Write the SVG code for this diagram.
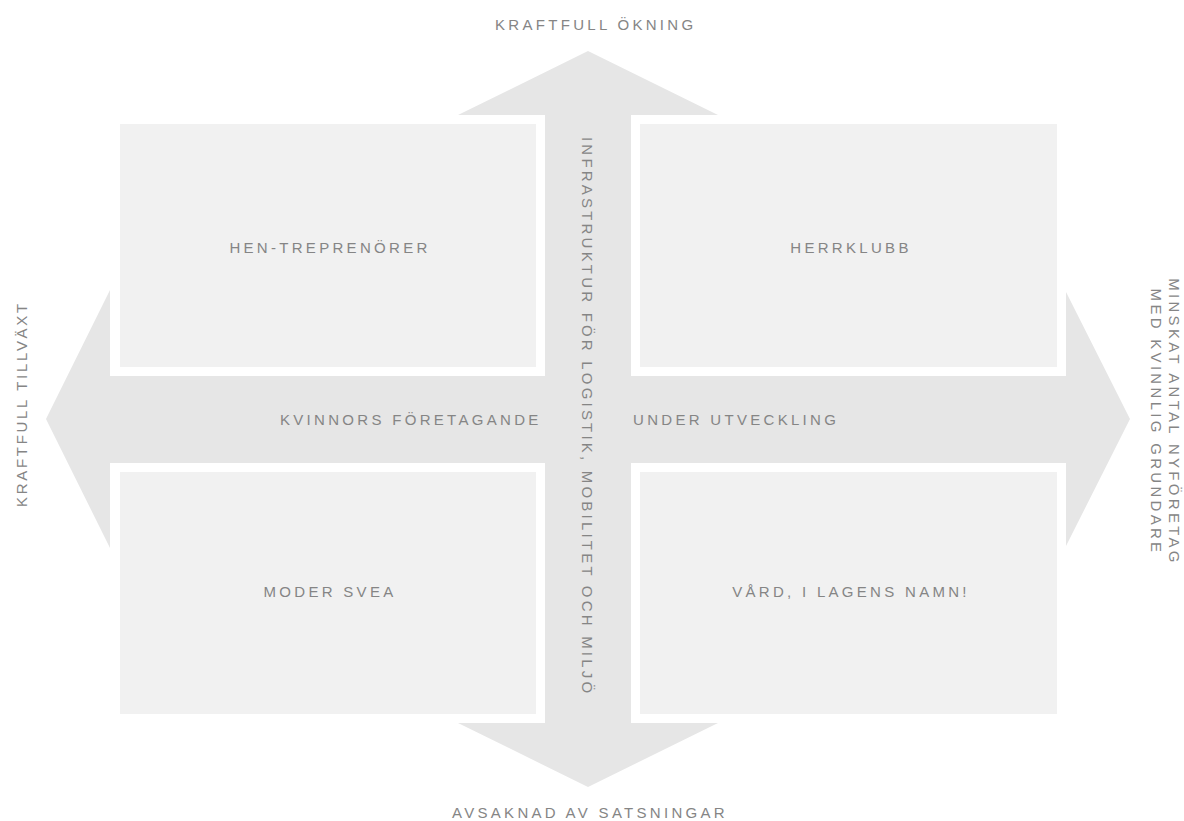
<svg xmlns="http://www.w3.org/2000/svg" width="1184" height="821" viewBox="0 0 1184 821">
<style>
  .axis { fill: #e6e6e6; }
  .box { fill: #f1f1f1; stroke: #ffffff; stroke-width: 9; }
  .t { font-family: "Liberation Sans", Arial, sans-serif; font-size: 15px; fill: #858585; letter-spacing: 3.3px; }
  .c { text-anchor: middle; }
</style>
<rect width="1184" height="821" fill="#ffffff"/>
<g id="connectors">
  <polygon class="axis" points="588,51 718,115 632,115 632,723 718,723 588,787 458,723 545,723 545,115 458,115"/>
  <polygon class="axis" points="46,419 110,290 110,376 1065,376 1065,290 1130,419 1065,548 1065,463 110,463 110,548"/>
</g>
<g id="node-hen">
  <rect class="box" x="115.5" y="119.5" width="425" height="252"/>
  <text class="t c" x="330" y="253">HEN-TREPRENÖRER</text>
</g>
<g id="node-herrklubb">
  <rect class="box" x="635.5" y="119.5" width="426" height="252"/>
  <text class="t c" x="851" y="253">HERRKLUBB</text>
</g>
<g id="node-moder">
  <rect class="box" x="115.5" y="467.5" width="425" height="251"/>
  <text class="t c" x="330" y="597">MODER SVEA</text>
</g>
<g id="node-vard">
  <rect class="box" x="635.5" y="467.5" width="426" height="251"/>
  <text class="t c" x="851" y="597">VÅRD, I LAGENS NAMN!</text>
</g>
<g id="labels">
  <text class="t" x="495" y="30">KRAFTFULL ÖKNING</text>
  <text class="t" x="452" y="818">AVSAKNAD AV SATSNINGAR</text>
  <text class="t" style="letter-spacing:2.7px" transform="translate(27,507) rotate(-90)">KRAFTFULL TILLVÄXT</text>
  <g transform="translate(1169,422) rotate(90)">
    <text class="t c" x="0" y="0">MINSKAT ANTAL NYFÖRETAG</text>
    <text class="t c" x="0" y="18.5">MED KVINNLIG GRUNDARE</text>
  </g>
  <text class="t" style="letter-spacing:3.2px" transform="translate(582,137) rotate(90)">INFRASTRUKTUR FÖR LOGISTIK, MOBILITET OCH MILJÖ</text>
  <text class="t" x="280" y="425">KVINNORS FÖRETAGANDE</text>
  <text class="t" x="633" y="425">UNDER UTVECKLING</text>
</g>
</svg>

^^^^^^^^

* _WHAT IS NEEDED_: Print out the lines exactly, skipping any picture.

* _FINAL RESULT_:
Write the SVG code for this diagram.
<svg xmlns="http://www.w3.org/2000/svg" width="1184" height="821" viewBox="0 0 1184 821">
<style>
  .axis { fill: #e6e6e6; }
  .box { fill: #f1f1f1; stroke: #ffffff; stroke-width: 9; }
  .t { font-family: "Liberation Sans", Arial, sans-serif; font-size: 15px; fill: #858585; letter-spacing: 3.3px; }
  .c { text-anchor: middle; }
</style>
<rect width="1184" height="821" fill="#ffffff"/>
<g id="connectors">
  <polygon class="axis" points="588,51 718,115 632,115 632,723 718,723 588,787 458,723 545,723 545,115 458,115"/>
  <polygon class="axis" points="46,419 110,290 110,376 1065,376 1065,290 1130,419 1065,548 1065,463 110,463 110,548"/>
</g>
<g id="node-hen">
  <rect class="box" x="115.5" y="119.5" width="425" height="252"/>
  <text class="t c" x="330" y="253">HEN-TREPRENÖRER</text>
</g>
<g id="node-herrklubb">
  <rect class="box" x="635.5" y="119.5" width="426" height="252"/>
  <text class="t c" x="851" y="253">HERRKLUBB</text>
</g>
<g id="node-moder">
  <rect class="box" x="115.5" y="467.5" width="425" height="251"/>
  <text class="t c" x="330" y="597">MODER SVEA</text>
</g>
<g id="node-vard">
  <rect class="box" x="635.5" y="467.5" width="426" height="251"/>
  <text class="t c" x="851" y="597">VÅRD, I LAGENS NAMN!</text>
</g>
<g id="labels">
  <text class="t" x="495" y="30">KRAFTFULL ÖKNING</text>
  <text class="t" x="452" y="818">AVSAKNAD AV SATSNINGAR</text>
  <text class="t" style="letter-spacing:2.7px" transform="translate(27,507) rotate(-90)">KRAFTFULL TILLVÄXT</text>
  <g transform="translate(1169,422) rotate(90)">
    <text class="t c" x="0" y="0">MINSKAT ANTAL NYFÖRETAG</text>
    <text class="t c" x="0" y="18.5">MED KVINNLIG GRUNDARE</text>
  </g>
  <text class="t" style="letter-spacing:3.2px" transform="translate(582,137) rotate(90)">INFRASTRUKTUR FÖR LOGISTIK, MOBILITET OCH MILJÖ</text>
  <text class="t" x="280" y="425">KVINNORS FÖRETAGANDE</text>
  <text class="t" x="633" y="425">UNDER UTVECKLING</text>
</g>
</svg>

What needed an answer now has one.